それは某ハウスメーカーの事ですが、「うちの使っている畳屋は一級技能士で技術レベルの高い畳屋を選んでいます」とお客様に語っています。私はその実情を知っていますが、そのハウスメーカーは技術レベルで畳屋を選んだ事なんか一度たりともありません。彼らはいつだって価格で選び、職人の単価を叩きまくっています。しかし、お客様も「一級技能士の資格はよくわからないけど、国家資格だし安心なのかな」と某ハウスメーカーの言ったことに疑いもせず納得してしまう。

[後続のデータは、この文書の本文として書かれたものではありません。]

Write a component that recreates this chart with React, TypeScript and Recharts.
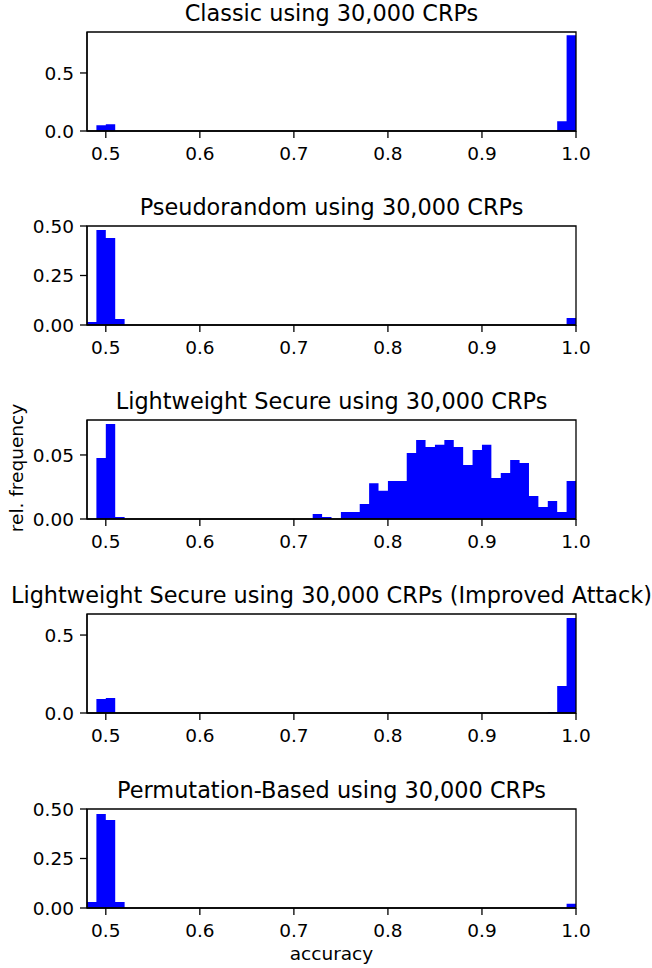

これは畳製作一級技能士の悪用だと思っています。その畳だって本当に一級技能士が作っているのか、アルバイトが作っているのかわからないわけですし、何より仲介手数料を沢山貰いたいから畳屋の単価を叩き、価格競争させ、自分達の利益を最大化する愚行、嘘をついて畳屋もお客様もLOSERにし、自分だけWINNERになろうとする姿勢に憤慨します。
無論、これは一部のハウスメーカーであって、元請けの会社全てがこのような嘘をついている訳ではありません。少なくとも私がお世話になっている元請けの会社様は本当に良くして下さる方ばかりです。だからこそ、上記のような嘘を平気でつくハウスメーカーが許せないのです。
もし畳製作一級技能士の資格が廃止になったら技術的レベルを保証する資格がないのですから某ハウスメーカーは「畳屋を価格で選んでいます」と言うしかない。とはいえ、言うしかないと言っても実際には言わないでしょう。「良い畳を作る会社を選んでいる」とか次なる嘘の上乗せを繰り返すだけ。一級技能士の資格を廃止しても無駄かもしれません。
ただ、資格の廃止という極論を言うことでセンセーショナルに言葉が刺されば良いなと思い今回の記事を書きました。これが畳業界の人も、そうでない人も技能士の資格の必要性について考えてもらえるキッカケになれば幸いです。
読んでいただきありがとうございました。